Challenge. Gather every line of the entries that includes the word "this".

(Records with drawing code)

* Start *

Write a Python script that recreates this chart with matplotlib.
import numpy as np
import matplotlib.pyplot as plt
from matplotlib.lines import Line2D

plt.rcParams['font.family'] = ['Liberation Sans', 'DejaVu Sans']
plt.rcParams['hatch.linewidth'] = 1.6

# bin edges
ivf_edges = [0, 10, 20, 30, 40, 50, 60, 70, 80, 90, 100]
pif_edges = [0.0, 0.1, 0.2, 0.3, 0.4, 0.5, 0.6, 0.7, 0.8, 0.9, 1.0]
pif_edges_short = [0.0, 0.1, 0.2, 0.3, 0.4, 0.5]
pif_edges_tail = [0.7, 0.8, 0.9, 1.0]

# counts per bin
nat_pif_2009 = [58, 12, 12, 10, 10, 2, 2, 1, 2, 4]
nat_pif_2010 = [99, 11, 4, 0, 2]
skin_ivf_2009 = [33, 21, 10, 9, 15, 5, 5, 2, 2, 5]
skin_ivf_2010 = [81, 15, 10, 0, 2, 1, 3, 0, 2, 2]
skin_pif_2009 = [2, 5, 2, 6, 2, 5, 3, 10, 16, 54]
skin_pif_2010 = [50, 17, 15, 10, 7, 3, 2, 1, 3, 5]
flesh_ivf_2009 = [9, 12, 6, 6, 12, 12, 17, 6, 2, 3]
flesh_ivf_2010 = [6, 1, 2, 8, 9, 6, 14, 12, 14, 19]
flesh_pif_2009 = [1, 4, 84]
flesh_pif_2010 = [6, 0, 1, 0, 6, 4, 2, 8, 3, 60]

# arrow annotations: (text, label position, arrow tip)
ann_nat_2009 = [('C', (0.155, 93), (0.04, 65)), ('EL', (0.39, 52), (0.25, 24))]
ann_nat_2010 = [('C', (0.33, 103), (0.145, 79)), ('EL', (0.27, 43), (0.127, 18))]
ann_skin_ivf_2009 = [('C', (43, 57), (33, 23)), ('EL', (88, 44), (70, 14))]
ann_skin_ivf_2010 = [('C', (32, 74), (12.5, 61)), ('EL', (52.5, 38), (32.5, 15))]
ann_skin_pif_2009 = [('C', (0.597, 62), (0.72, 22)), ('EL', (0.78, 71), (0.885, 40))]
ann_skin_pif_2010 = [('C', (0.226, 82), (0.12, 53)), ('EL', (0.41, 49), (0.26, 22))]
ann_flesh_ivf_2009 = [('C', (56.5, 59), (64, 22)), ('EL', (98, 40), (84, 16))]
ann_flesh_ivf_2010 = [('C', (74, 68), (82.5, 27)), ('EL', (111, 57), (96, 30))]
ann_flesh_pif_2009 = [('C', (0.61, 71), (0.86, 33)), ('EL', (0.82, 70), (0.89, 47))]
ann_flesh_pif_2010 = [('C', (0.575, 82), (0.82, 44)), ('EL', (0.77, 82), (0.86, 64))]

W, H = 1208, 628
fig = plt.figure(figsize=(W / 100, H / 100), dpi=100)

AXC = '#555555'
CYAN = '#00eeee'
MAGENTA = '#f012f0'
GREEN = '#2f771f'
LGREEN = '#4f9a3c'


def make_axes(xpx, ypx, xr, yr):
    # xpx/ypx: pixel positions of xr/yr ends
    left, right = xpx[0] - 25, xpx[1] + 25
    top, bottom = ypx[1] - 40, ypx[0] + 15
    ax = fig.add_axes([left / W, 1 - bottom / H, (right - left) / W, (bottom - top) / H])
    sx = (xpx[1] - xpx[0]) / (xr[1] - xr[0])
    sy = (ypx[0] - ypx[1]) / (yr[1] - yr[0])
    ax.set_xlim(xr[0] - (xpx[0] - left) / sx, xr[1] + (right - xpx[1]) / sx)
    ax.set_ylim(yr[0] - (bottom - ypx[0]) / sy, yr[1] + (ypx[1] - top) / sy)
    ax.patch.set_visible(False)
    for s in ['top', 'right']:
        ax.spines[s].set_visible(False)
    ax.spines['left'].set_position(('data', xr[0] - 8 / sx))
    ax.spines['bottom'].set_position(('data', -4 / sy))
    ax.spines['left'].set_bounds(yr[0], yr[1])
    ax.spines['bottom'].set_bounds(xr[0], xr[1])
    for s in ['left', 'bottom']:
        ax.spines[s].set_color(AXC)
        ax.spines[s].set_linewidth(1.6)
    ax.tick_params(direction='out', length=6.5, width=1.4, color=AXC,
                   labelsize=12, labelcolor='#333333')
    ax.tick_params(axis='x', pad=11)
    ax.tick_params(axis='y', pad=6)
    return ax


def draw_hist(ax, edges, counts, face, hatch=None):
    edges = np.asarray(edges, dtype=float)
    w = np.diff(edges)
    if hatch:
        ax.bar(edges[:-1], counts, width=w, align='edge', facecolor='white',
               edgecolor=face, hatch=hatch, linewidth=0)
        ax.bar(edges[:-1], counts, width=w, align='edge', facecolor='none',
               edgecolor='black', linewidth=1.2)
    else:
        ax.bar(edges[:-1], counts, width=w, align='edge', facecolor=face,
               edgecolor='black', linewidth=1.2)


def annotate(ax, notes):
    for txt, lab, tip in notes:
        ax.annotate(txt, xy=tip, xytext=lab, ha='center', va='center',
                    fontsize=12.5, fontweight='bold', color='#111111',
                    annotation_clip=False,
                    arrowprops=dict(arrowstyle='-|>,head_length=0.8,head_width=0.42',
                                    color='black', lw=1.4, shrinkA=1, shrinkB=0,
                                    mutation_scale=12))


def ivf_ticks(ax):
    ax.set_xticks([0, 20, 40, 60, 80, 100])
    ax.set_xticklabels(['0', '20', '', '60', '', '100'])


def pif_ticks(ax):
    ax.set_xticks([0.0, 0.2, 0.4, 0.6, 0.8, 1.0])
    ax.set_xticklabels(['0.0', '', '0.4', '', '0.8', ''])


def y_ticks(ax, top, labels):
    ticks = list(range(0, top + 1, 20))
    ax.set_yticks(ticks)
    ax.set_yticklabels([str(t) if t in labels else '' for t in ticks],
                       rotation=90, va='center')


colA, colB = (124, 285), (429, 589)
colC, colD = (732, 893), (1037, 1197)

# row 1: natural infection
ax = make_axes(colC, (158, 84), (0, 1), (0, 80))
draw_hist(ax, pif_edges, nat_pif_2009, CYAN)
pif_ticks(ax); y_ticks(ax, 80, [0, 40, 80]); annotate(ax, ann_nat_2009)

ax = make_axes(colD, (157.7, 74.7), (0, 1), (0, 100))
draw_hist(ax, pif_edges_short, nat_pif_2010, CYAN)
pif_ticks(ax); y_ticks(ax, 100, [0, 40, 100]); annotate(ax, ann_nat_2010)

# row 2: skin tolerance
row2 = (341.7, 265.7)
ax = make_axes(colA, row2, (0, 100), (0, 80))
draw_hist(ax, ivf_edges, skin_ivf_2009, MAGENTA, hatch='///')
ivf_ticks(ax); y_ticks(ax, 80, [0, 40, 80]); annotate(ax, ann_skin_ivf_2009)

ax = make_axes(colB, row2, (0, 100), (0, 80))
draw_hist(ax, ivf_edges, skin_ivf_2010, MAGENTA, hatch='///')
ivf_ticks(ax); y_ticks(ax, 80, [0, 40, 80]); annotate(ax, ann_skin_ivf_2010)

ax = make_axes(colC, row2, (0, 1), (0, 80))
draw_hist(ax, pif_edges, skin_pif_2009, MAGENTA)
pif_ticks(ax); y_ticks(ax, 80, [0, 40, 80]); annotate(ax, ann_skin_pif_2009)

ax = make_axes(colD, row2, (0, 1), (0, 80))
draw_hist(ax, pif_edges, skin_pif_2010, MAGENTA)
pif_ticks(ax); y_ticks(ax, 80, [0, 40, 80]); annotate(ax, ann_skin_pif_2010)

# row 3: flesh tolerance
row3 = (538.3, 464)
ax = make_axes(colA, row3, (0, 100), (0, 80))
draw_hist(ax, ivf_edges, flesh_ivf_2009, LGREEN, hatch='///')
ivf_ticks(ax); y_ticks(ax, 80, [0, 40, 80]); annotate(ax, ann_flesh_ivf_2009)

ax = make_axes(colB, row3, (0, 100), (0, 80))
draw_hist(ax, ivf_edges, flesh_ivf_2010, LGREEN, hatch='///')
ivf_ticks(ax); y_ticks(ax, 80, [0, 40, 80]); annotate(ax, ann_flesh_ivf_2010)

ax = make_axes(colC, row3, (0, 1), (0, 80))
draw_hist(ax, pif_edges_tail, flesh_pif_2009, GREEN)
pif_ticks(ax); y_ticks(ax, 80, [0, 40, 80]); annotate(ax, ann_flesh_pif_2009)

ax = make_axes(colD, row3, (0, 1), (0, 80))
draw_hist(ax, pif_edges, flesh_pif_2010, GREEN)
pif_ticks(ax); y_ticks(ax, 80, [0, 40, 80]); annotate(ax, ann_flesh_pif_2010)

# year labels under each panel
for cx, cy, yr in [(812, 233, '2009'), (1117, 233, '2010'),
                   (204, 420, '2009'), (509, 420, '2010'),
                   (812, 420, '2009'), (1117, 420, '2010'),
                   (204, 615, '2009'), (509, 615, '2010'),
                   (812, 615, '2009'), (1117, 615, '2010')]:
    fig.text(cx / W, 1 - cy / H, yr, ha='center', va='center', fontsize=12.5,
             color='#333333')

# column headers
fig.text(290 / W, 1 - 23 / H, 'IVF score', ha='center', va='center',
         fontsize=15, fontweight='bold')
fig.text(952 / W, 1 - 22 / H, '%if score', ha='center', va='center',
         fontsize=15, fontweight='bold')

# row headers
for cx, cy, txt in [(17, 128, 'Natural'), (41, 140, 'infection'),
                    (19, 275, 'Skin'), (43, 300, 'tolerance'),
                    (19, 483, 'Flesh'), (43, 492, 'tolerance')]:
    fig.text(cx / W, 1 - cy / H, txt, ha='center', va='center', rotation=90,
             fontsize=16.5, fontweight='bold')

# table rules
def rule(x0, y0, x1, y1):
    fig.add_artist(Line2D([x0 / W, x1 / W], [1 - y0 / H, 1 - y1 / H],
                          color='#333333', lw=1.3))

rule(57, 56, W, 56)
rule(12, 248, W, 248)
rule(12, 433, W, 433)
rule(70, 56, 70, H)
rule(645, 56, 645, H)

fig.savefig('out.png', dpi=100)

* End *
* Start *

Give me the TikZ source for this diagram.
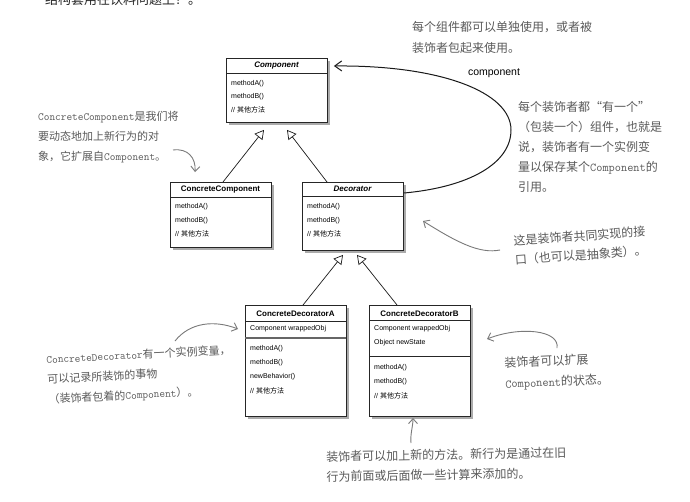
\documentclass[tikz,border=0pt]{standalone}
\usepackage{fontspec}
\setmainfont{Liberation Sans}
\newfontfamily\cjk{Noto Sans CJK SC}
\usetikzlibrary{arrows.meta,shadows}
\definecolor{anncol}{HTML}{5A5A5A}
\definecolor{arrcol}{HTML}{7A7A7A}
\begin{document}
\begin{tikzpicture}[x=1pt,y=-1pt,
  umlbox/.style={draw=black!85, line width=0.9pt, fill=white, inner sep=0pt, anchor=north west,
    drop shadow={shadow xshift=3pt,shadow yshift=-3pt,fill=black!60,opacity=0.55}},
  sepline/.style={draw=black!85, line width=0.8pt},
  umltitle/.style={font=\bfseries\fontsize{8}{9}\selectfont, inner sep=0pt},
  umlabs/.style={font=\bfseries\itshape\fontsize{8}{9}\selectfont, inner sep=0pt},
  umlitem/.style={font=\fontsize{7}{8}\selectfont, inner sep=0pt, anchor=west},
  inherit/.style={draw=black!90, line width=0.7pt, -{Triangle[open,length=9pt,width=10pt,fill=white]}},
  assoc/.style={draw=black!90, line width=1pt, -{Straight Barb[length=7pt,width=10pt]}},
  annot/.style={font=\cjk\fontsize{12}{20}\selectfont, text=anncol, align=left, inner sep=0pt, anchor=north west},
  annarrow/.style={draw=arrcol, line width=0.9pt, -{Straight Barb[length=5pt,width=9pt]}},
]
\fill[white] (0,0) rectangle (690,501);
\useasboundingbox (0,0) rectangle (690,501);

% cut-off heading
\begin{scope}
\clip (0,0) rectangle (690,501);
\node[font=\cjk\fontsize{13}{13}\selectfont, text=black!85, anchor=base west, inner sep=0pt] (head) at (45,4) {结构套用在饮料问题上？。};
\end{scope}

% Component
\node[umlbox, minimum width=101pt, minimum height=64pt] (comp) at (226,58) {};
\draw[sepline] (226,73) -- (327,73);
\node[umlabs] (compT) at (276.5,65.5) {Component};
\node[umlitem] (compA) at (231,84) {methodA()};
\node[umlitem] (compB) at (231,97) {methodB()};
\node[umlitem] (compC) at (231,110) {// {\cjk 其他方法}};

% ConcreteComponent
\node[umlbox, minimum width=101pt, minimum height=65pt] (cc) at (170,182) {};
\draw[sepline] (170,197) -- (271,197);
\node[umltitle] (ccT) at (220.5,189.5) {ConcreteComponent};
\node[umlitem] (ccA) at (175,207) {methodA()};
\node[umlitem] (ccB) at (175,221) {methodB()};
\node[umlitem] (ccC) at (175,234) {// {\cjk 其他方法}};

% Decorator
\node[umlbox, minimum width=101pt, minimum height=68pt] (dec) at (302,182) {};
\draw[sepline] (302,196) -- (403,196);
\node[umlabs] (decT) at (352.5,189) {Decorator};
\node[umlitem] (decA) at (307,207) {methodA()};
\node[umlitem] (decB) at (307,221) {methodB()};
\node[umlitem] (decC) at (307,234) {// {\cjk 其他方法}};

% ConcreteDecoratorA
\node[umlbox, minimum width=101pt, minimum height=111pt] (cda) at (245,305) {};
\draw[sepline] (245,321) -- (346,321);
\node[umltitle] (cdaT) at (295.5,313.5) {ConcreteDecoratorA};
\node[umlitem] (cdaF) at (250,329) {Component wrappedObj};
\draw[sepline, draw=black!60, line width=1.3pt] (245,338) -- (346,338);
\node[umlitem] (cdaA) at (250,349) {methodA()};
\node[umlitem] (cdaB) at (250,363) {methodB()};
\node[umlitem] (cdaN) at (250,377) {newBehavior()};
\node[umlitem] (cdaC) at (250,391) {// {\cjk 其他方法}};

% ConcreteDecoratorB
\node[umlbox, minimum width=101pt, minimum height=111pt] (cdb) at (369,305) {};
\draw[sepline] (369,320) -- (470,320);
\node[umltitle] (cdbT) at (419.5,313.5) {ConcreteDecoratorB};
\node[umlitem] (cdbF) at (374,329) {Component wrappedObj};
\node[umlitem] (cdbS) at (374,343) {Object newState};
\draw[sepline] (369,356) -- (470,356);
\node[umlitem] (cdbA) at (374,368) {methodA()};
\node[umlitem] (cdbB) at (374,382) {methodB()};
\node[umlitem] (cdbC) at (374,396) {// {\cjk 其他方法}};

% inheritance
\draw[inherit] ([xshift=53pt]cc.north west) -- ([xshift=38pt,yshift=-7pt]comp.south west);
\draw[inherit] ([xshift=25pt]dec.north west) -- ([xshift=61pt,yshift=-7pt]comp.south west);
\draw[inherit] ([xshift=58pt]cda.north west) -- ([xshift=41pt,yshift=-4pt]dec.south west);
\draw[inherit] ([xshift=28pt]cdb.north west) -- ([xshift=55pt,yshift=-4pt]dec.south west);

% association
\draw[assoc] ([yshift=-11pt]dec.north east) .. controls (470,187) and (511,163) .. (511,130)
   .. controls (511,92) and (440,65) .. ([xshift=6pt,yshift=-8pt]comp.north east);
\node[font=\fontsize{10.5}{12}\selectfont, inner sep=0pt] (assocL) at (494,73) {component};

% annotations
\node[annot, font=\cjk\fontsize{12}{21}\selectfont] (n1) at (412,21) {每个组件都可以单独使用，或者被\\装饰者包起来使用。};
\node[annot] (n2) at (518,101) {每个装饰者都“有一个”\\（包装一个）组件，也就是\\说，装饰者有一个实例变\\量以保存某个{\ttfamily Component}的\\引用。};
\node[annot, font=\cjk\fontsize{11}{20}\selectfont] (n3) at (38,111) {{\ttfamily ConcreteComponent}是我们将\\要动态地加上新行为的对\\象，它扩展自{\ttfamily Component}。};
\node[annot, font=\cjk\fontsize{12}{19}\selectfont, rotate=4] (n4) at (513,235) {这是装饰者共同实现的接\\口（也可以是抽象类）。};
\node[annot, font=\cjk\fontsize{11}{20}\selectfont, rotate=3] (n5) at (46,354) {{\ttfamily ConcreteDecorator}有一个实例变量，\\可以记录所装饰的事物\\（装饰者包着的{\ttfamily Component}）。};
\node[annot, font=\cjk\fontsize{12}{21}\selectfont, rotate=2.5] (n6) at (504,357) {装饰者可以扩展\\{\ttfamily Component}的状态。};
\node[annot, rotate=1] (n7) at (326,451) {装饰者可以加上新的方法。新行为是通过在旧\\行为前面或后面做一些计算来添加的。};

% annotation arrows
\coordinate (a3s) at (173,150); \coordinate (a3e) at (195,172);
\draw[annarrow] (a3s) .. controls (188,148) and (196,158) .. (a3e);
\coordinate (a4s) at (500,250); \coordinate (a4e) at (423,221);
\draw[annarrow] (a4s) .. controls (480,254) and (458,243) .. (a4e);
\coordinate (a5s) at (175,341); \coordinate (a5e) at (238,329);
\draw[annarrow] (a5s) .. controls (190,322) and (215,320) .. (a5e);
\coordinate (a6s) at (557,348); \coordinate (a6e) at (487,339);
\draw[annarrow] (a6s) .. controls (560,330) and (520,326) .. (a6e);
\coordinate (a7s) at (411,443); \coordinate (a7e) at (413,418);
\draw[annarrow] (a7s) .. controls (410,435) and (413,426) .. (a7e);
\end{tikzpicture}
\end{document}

* End *

The result.
Write a Python script that recreates this chart with matplotlib.
Give me the TikZ source for this diagram.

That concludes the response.